The school chief’s biggest relief came at the beginning of this month, he said, when he began to see preliminary data from last year’s tests that led him to believe scores have improved.
“If you worked hard all year and scores don’t improve, you begin to wonder,” he said. “It is nice and reaffirms what you’re doing.”
Upon entering the district, Loden said he focused on student achievement, faculty morale, addressing discipline and building community support.
“It is a matter of focusing on a few key areas,” he said.
He also notes that the work in the district is much bigger than him. He often calls the district’s teachers its most important asset. He also works closely with a leadership team that includes assistant superintendents Matthew Dillon, Diana Ezell and Kim Britton and Executive Curriculum Director Leigh Mobley.
Plus, his reshuffled administrative chart establishes closer ties with the principals, who now report directly to the superintendent and meet with him weekly.
“This is about more than one person,” he said. “If things go well, the superintendent gets more credit than you deserve, and if they go poorly, you get more credit than you deserve. It is a team effort.”
It isn’t uncommon, Ezell said, for a member of that team to receive a 10 p.m. text from Loden, asking if they are awake and available to discuss something.
That’s because, Loden said, he’s found the time between 9 and 10:30 at night – after his two sons have gone to bed – to be an ideal opportunity to study educational research.
“If we’re not doing that, someone else will be ahead of us,” he said. “If you are not studying, you are falling behind.”
That is among the superintendent’s greatest strengths, said school board president Beth Stone.
“I’ve always thought to be a great educator, you need to be a great student,” she said. “I think he is a student first. He studies really hard.”
It was the school board that hired Loden, offering the job to the man from Mantachie then in his third year of leading Amory’s schools.
“I really do think it has been a great year,” Stone said. “…I’m sure not everything is perfect and there are always things you can improve on, but I think to have changed this much in one year is exceptional. I didn’t expect this much improvement in the first year.
“Test scores, I think, will be great, but it is not just that. The whole atmosphere has changed, and I think he is building a very sound foundation for us. I think we’ll just continue to build on that foundation, and we’ll get stronger each year because of it.”
Ward 1 City Councilman Markel Whittington, who has been critical of the district in the past, said Loden has been the right man at the right time.
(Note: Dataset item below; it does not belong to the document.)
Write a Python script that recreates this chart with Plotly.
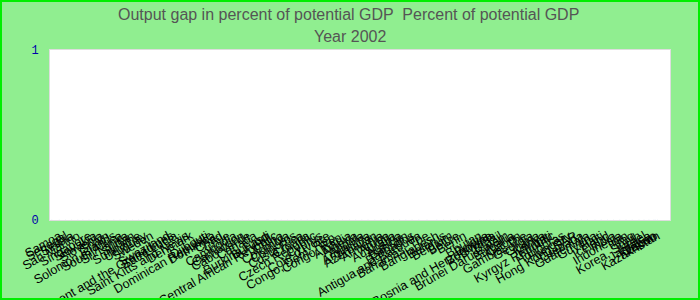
import plotly.graph_objects as go

# Country labels along the x axis and their positions
countries = [
    "Seychelles", "Samoa", "Senegal", "Serbia", "San Marino", "Sao Tome and Principe",
    "Singapore", "Slovakia", "Slovenia", "Spain", "Solomon Islands", "South Africa",
    "Sri Lanka", "Sudan", "Suriname", "Uruguay", "Sweden", "St. Vincent and the Grenadines",
    "Swaziland", "Saint Lucia", "Saint Kitts and Nevis", "Denmark", "Dominican Republic",
    "Djibouti", "Dominica", "Chad", "Chile", "Cambodia", "Cameroon", "Cabo Verde", "Canada",
    "Burkina Faso", "Burundi", "Central African Republic", "China", "Colombia", "Comoros",
    "Costa Rica", "Croatia", "Czech Republic", "Cyprus", "Cote d'Ivoire", "Congo, Dem. Rep.",
    "Congo, Rep.", "Albania", "Algeria", "Angola", "Argentina", "Azerbaijan", "Armenia",
    "Aruba", "Australia", "Austria", "Bahrain", "Barbados", "Antigua and Barbuda",
    "Bahamas, The", "Bangladesh", "Belarus", "Belgium", "Belize", "Benin",
    "Bosnia and Herzegovina", "Bhutan", "Bolivia", "Botswana", "Brazil", "Brunei Darussalam",
    "Bulgaria", "Gabon", "Gambia, The", "Georgia", "Ghana", "Kenya", "Kiribati",
    "Kyrgyz Republic", "Honduras", "Hungary", "Hong Kong SAR", "Grenada", "Guatemala",
    "Guyana", "Haiti", "Iceland", "India", "Indonesia", "Iran", "Iraq", "Korea, South",
    "Israel", "Jamaica", "Japan", "Kosovo", "Kazakhstan",
]
x_values = [
    0.3, 1.5, 2.5, 3.5, 4.5, 5.3,
    6.3, 7.2, 8.2, 9.2, 10.3, 11.3,
    12.3, 13.3, 14.3, 15.3, 16.3, 19.6,
    19.0, 20.2, 22.0, 22.7, 25.8,
    25.2, 26.3, 27.5, 28.7, 29.8, 31.0, 32.0, 33.0,
    35.0, 35.2, 36.3, 37.3, 38.3, 39.4,
    40.5, 41.5, 42.6, 43.6, 44.8, 46.1,
    47.2, 48.3, 49.3, 50.3, 51.3, 52.4, 53.4,
    54.4, 55.4, 56.4, 57.4, 58.4, 59.5,
    60.8, 62.4, 63.5, 64.6, 65.7, 66.8,
    71.0, 69.3, 70.4, 71.5, 72.6, 73.6,
    74.6, 75.6, 76.6, 77.6, 78.6, 79.6, 80.6,
    81.0, 82.7, 83.7, 84.7, 85.7, 86.7,
    87.9, 88.9, 89.9, 90.9, 91.9, 92.9, 93.9, 95.0,
    95.8, 96.6, 97.4, 97.6, 98.0,
]
gap_values = [0] * len(countries)

fig = go.Figure()
fig.add_trace(go.Bar(x=x_values, y=gap_values, marker_color="#4a7ab5", showlegend=False))

title_font = dict(family="Arial, Liberation Sans, sans-serif", size=16, color="#555555")

fig.update_layout(
    width=700, height=300,
    margin=dict(l=50, r=30, t=50, b=80, autoexpand=False),
    paper_bgcolor="#90EE90",
    plot_bgcolor="#ffffff",
    annotations=[
        dict(text="Output gap in percent of potential GDP  Percent of potential GDP",
             xref="paper", yref="paper", x=(348 - 50) / 620, y=(220 - 14) / 170,
             xanchor="center", yanchor="middle", showarrow=False, font=title_font),
        dict(text="Year 2002",
             xref="paper", yref="paper", x=(350 - 50) / 620, y=(220 - 36) / 170,
             xanchor="center", yanchor="middle", showarrow=False, font=title_font),
    ],
    xaxis=dict(
        range=[0, 100], tickmode="array", tickvals=x_values, ticktext=countries,
        tickangle=-30, automargin=False,
        tickfont=dict(family="Arial, Liberation Sans, sans-serif", size=12.5, color="#000000"),
        showgrid=False, zeroline=False, showline=True, linecolor="#dddddd", mirror=True,
        ticks="outside", ticklen=3, tickcolor="rgba(0,0,0,0)",
    ),
    yaxis=dict(
        range=[0, 1], tickmode="array", tickvals=[0, 1], ticktext=["0", "1"], automargin=False,
        tickfont=dict(family="Liberation Mono, DejaVu Sans Mono, monospace", size=12, color="#0000aa"),
        showgrid=False, zeroline=False, showline=True, linecolor="#dddddd", mirror=True,
        ticks="outside", ticklen=8, tickcolor="rgba(0,0,0,0)",
    ),
    shapes=[dict(
        type="rect", xref="paper", yref="paper",
        x0=-49/620, x1=649/620, y0=(220 - 299) / 170, y1=(220 - 1) / 170,
        line=dict(color="#00ee00", width=2), fillcolor="rgba(0,0,0,0)", layer="above",
    )],
)

fig.write_html("out.html")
“Gearl is not so wrapped up in the academic world as he is in the common-sense world,” he said.
Other community leaders also spoke highly of what the superintendent has done during his first year. Doyce Deas has been impressed with the way he has taken time to assess the situation and make appropriate changes, and Bishop Clarence
Parks of the Temple and Compassion and Deliverance said Loden is “trying to work with those who would work with him.”
David Rumbarger, who represents Tupelo’s business interests as head of the Community Development Foundation, called Loden “a cheery advocate for Tupelo public schools.
“I find a very thoughtful, very studied leadership approach to his advocacy, and that is very positive for the community,” he said. “He is not unrealistically enthusiastic.”
New mayor Jason Shelton said Reed was correct in his assessment of Loden’s hire.
“I have been incredibly impressed with Dr. Loden on every occasion,” Shelton said. “I think he has a tremendous amount of respect in the community as a whole and particularly among our educational professionals. I think he has brought a renewed energy to the Tupelo Public School System, and I am looking forward to the positive things to come in the future.”